Mountaintop Experience

I recently began a 5 week job as a residential counselor for the ETSU Governor’s School for the Scientific Exploration of Tennessee Heritage (that’s a mouth full). This is a program funded by the state in which some of the top incoming high school juniors and seniors from across the state spend 5 weeks on campus taking 2 courses for college credit. In addition to the courses, they will also participate in a number of fun activities. Today, we hiked Roan Mountain, located on the TN/NC border.

I’ve often heard the phrase “mountaintop experience” used to describe some sort of event where a person has an intense encounter that makes him/her high on life. Often this experience is related to spirituality in some form. Today, I think I finally really understood the analogy. I’ve had a spiritual dryness for the past month or so that oddly enough, has seemed unshakable. No matter what I read, where I go, to whom I talk, about what I think, what I hear, nothing can take away this disturbing dryness that manifests itself in a combined feeling of alienation, isolation, distance, and worst of all, apathy. And this all coming on the heels of a very unique semester where I have never felt more alive and spiritually vibrant in my life. So, it has been a frustrating setback to say the least.

However, today I discovered that it is not necessarily what I must do to feel alive again, but rather what must happen to me in order for me to feel alive again. I must be grasped by Something larger than myself, by Beauty and by Truth. And today on the mountain, I was indeed grasped.

As sappy and as silly as it may sound, mountains have always been a place of spiritual experiences. In many ancient religions, mountains were seen as being close to the heavens, and hence close to God/the gods. Certainly in biblical tradition, mountains were held to be a place where God was met and experienced by humans. Hearkening back to biblical tradition, think of Moses (the giving of the law on Mount Sinai), Jesus’ Sermon on the Mount, and Jesus’ transfiguration on the mountain, just to name a few.

Today, I found that there is something about breathing fresh, cool air; about feeling the wind brush your skin; about seeing white, puffy clouds fill the vast blue backdrop of the sky as on a painter’s canvas; about being surrounded by the luscious green mountains covered in trees and grasses; about seeing a winding trail stretching on in the distance, weaving in and out, just like the trail of life—there’s something about all of these things that made me feel fully alive, fully human. There’s something about these things that created a feeling of wholeness out of the fragments of my being, that connected me to something larger than myself, that made me yearn for more, for the Divine. Indeed, I was grasped.
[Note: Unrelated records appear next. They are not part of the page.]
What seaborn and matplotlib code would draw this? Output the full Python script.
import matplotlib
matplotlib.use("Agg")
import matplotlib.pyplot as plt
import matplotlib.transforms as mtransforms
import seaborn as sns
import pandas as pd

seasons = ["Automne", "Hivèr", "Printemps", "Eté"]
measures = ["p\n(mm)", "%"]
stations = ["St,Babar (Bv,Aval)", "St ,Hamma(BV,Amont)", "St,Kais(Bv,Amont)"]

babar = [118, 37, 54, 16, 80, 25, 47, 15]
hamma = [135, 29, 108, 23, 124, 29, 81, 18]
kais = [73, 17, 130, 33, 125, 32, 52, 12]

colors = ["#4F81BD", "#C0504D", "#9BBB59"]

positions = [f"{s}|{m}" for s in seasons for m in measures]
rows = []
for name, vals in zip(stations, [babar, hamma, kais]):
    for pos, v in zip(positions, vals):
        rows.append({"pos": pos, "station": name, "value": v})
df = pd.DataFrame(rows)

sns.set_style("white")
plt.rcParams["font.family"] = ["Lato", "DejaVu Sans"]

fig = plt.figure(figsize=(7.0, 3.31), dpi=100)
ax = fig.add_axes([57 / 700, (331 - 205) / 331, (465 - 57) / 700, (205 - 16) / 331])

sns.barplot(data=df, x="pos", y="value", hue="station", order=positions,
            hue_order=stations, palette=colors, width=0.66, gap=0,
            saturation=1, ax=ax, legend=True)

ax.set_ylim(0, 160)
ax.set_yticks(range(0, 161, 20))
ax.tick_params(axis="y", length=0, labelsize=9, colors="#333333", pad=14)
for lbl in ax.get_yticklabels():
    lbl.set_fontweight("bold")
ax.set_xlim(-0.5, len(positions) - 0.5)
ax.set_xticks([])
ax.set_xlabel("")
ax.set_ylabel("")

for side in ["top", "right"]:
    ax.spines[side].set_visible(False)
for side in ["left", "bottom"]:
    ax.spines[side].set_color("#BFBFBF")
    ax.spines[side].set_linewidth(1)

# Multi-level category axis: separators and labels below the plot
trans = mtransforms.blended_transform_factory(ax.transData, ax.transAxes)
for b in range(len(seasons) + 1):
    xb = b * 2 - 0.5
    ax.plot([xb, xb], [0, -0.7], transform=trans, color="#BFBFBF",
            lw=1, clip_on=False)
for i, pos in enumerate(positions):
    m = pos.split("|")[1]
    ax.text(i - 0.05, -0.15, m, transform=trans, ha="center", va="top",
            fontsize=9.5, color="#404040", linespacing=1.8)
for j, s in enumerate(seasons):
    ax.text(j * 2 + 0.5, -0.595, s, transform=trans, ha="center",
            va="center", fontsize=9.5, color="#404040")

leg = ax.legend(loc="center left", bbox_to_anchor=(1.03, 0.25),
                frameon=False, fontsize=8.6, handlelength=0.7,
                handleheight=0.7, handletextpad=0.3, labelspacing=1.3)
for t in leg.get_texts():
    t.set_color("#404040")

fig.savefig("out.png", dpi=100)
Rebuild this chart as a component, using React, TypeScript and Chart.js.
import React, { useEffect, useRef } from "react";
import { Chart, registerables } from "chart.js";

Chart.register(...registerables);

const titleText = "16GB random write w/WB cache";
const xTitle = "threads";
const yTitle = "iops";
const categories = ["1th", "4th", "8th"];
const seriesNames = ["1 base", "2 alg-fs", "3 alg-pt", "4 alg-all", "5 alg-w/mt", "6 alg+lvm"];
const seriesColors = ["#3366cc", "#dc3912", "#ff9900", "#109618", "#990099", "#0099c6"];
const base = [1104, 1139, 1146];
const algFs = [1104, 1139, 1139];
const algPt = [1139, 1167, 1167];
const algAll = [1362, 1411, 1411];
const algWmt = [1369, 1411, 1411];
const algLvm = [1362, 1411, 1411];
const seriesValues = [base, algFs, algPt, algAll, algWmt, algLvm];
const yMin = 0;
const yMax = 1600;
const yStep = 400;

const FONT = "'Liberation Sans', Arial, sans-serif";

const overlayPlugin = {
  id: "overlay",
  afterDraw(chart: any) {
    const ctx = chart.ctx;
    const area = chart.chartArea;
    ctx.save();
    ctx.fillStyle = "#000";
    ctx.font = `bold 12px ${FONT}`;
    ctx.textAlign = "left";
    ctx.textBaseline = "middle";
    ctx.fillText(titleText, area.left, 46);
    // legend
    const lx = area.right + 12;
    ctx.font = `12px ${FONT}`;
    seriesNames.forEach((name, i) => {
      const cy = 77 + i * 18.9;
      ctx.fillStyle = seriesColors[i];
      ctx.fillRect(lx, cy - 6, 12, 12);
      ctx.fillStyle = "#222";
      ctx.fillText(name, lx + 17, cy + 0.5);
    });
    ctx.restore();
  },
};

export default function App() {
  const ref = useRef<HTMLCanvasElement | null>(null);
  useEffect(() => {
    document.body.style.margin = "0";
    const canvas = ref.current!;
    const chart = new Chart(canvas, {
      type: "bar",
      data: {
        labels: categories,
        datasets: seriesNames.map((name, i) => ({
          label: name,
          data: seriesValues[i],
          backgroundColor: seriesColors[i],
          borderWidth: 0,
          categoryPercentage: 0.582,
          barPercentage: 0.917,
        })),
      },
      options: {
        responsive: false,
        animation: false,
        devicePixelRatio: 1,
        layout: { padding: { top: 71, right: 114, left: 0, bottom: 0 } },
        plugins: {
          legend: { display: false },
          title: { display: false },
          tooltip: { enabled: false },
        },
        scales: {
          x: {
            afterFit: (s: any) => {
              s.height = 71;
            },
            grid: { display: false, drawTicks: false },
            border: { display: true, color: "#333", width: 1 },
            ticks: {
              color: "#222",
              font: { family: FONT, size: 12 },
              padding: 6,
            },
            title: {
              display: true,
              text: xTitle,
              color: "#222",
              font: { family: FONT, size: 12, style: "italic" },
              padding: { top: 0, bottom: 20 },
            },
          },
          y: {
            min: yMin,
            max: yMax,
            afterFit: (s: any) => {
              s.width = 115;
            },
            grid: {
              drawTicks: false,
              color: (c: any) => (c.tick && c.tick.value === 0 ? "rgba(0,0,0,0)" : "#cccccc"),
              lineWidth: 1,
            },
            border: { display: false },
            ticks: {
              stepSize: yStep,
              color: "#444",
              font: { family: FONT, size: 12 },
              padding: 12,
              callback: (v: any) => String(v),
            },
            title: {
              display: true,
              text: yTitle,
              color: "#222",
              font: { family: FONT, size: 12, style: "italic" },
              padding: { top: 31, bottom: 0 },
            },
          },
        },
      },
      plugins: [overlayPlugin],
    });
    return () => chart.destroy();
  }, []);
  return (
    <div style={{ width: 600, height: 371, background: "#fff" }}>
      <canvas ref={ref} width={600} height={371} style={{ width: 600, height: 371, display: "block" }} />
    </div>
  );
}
Mountaintop experiences (whether literal or figurative) are important because they keep us going. They are the light that drives us forward through the darkness of despair and apathy. They are what tell us there is indeed more and that we can’t give up yet.

I was thinking today how cool it would be for a group of Life, Beauty, and God seekers to go on a mountain or otherwise out in nature to connect to God, both communally and individually. Church groups sometimes do activities together where they maybe hike or hang out for a picnic at a park. Why not instead plan a trip to go to the mountains or even to the night sky to meditate, pray, and experience the Mystery in whom we move, live, and have our being. And this not to just meditate personally, but also to share the journey with one another. That’s my suggestion for spiritual formation. We all need to be stirred, revived, and made alive again. And again. And again…

Some pictures from Roan Mountain today:

As we walked along this trail, a girl was facing the edge of the mountain playing Amazing Grace on her flute. It was one of those beautiful moments that you want to bottle up and keep in a timeless place.